Mark Nichols

Abstract

The damage induced in automotive paint systems due to the high-speed impact of a well-defined projectile was investigated both experimentally and via finite element analysis. Impact variables studied included: projectile velocity, impact angle, and projectile shape, while paint system variables included intercoat adhesion levels, bake conditions, basecoat color, and layer thickness. Coating constitutive properties were assessed via a combination of quasi-static and high strain rate measurements. Chip performance was quantified via volume loss measurements with a non-contacting profilometer. Finite element simulations on a subset of the experimental impact conditions were conducted to assess the ability of the simulations to quantitatively predict the effect of constitutive property changes (adhesive and cohesive strength and toughness) and impact conditions on the chipping behavior.
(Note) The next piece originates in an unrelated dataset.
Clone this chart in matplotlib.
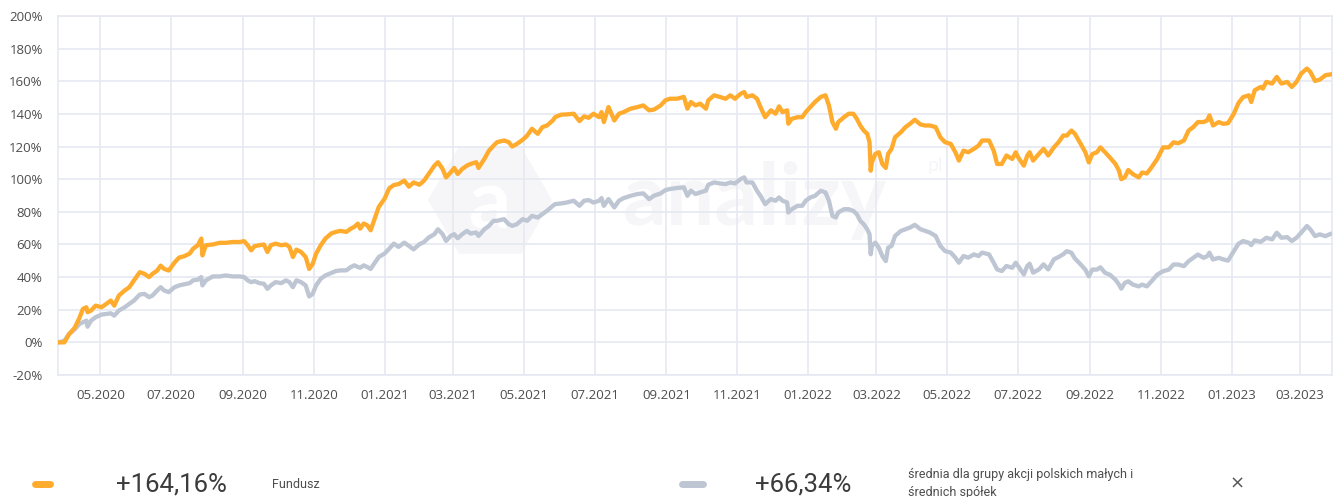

The simulations were shown to correctly reproduce the chip shape and size under a number of chipping conditions, and provided insight into formulation pathways to potentially improve stone chip resistance.

Biography

Dr. Nichols received his B.S. from the University of Michigan in 1987, his M.S. from the University of Illinois in 1989, and his Ph.D. from the University of Michigan in 1992, after which he joined the Ford Research Laboratory. His current research is focused on automotive coatings including: coating weatherability, corrosion, the fracture behavior of coatings and films, color science, and functional surfaces. He is currently the Manager of the Coatings, Surface Engineering and Process Modeling Research group in Ford’s Manufacturing Research Department.